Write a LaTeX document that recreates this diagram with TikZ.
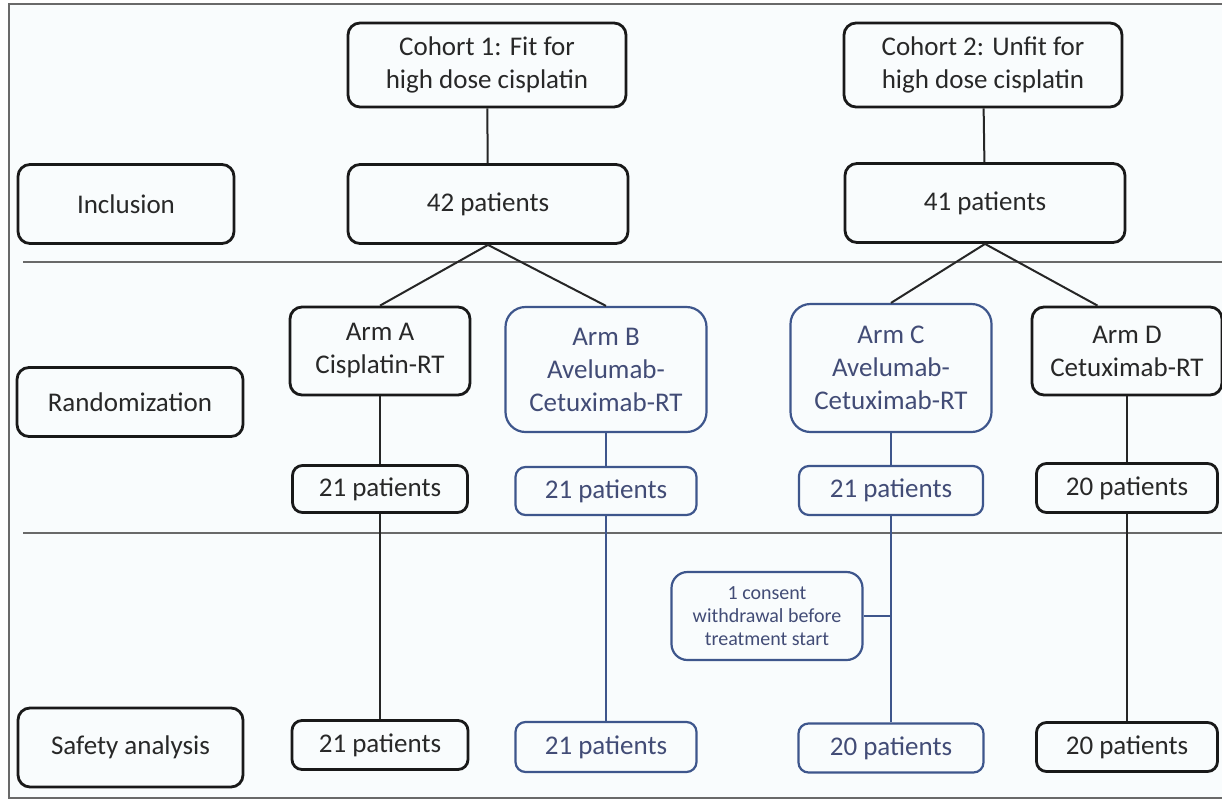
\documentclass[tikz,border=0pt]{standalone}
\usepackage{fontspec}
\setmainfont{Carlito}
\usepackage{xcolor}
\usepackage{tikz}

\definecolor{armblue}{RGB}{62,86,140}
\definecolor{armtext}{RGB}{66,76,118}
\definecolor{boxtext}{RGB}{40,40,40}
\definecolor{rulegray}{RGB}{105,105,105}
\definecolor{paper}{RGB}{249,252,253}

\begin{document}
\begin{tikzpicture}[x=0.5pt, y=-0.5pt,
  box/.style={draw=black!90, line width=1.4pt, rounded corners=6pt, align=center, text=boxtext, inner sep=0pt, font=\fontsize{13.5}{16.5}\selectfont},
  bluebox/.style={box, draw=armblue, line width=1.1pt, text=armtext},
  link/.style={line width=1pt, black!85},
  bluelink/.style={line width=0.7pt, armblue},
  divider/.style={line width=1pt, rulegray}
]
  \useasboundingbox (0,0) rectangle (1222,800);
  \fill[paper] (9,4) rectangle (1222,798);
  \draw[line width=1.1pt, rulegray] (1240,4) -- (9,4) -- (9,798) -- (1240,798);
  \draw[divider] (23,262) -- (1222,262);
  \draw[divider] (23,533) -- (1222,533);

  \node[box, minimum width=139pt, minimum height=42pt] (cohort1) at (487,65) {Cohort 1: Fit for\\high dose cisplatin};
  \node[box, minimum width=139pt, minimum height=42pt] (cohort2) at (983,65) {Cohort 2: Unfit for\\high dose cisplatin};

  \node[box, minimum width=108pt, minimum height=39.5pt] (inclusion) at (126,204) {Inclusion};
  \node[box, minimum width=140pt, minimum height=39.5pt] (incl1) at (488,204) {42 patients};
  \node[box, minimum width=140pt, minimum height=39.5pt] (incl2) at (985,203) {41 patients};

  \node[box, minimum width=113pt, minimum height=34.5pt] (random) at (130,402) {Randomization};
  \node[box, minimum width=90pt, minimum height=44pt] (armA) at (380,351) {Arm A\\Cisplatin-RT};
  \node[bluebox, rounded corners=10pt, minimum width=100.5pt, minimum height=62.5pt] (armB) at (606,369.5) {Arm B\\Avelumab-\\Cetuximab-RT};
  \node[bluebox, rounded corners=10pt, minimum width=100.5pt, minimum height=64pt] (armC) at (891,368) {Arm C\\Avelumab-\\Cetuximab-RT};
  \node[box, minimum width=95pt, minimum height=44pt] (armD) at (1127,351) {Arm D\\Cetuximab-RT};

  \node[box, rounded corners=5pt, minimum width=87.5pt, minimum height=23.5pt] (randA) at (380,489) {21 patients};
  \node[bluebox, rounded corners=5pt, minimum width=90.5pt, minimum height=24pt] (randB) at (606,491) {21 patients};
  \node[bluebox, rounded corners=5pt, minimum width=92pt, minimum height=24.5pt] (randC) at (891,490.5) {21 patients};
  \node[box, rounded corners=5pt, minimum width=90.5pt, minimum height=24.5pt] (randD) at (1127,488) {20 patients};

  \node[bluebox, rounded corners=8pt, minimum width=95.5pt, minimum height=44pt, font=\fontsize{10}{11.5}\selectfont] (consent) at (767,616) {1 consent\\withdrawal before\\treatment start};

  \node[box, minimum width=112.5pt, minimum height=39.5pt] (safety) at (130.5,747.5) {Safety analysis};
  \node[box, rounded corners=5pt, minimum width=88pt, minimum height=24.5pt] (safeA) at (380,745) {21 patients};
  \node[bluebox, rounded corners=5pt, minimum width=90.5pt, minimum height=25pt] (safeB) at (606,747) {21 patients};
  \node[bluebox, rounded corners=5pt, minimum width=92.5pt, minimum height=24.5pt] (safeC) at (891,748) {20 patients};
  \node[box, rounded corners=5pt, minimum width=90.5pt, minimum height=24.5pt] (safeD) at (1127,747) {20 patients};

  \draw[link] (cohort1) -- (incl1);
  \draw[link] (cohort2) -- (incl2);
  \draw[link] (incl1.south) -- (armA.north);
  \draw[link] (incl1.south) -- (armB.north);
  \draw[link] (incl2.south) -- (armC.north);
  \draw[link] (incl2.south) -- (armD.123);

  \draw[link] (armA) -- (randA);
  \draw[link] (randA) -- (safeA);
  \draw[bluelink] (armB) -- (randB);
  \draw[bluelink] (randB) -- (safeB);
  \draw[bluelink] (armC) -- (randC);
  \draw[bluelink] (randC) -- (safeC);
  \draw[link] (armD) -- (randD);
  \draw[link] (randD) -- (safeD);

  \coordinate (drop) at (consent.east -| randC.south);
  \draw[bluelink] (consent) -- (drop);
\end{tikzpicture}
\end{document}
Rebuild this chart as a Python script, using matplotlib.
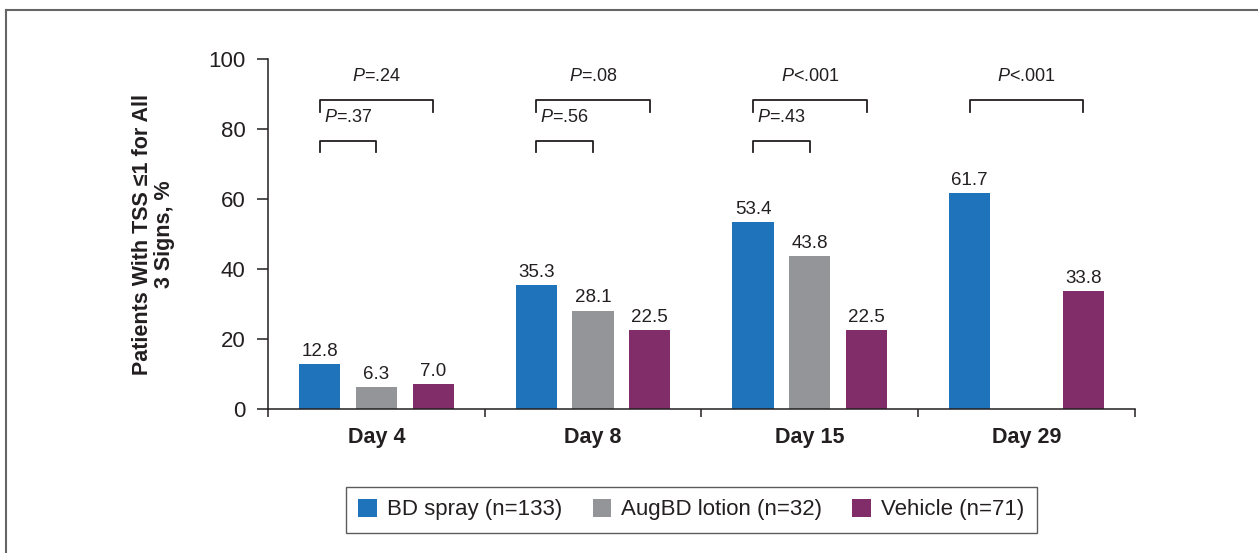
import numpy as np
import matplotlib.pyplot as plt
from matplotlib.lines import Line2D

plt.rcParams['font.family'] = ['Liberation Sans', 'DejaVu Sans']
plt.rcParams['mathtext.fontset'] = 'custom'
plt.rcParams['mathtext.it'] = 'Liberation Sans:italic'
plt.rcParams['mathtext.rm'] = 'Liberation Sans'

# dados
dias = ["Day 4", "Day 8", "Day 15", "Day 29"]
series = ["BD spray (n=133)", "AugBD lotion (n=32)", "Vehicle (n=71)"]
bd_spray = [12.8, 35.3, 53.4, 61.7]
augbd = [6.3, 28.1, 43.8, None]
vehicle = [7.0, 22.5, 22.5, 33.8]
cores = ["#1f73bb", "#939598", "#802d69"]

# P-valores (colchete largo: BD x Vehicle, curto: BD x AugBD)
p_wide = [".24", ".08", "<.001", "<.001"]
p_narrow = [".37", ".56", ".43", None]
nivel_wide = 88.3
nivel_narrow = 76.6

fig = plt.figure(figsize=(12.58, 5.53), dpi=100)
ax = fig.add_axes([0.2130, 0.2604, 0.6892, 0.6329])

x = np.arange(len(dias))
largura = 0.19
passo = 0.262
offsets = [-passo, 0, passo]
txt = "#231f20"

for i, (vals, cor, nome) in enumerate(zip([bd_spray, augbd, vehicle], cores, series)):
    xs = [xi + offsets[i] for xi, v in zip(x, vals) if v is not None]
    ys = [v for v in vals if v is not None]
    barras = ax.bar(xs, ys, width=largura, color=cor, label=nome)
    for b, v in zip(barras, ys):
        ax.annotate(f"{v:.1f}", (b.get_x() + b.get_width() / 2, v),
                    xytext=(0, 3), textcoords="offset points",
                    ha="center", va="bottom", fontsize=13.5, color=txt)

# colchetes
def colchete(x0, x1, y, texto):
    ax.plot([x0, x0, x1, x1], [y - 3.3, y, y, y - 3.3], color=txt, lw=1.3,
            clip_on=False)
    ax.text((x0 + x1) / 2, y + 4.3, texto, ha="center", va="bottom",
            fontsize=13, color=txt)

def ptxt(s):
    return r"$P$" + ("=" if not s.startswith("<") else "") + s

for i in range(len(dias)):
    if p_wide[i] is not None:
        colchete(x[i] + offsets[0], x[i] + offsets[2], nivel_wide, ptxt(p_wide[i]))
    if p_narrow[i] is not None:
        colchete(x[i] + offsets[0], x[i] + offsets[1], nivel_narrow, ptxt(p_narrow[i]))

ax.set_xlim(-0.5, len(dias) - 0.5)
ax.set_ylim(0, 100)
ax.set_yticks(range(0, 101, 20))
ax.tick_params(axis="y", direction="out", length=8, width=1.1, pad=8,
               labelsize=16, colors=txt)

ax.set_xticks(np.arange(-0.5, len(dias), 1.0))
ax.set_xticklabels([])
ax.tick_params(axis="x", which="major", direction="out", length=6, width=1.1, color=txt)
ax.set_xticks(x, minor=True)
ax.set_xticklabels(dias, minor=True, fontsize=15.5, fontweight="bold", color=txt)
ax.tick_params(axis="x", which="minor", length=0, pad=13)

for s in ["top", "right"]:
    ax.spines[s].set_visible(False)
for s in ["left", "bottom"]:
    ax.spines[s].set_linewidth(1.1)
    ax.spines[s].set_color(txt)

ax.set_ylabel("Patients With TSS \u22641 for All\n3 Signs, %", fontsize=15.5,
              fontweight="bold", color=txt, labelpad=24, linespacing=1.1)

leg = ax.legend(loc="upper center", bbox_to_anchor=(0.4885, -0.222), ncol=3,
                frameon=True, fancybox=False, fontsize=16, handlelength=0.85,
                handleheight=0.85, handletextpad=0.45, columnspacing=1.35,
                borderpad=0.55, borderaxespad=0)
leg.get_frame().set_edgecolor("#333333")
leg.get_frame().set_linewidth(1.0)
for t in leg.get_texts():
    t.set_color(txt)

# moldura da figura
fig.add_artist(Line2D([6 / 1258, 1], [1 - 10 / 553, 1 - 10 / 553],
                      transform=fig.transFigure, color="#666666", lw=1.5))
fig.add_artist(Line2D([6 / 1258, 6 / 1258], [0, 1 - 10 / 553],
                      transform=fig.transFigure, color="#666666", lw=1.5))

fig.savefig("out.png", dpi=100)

◆ ◆ ◆ ◆ ◆

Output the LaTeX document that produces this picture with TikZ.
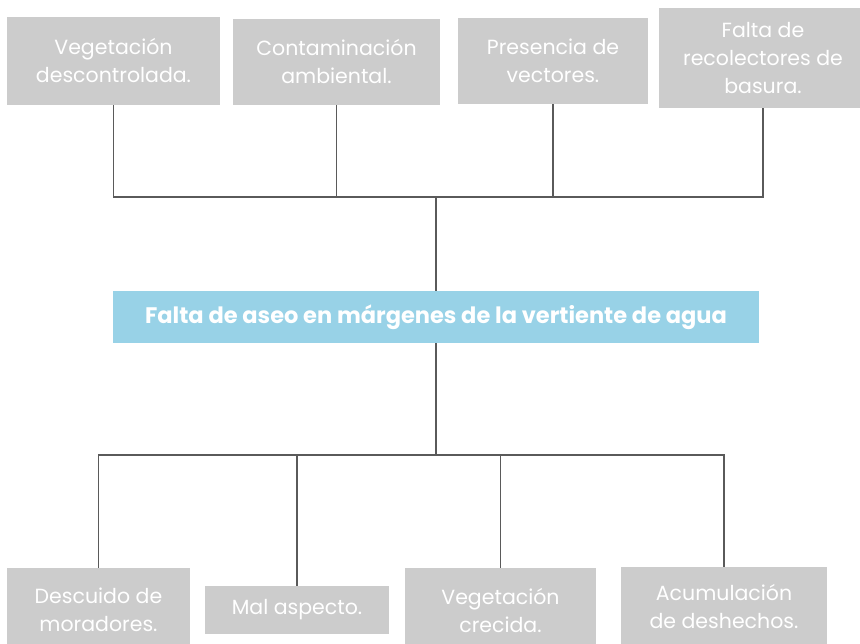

◆ ◆ ◆ ◆ ◆

**OBJECTIVE**
Of the lines in the material, how many contain the word "that"? Reply with the number and nothing else.

**EXERCISE ANSWER**
2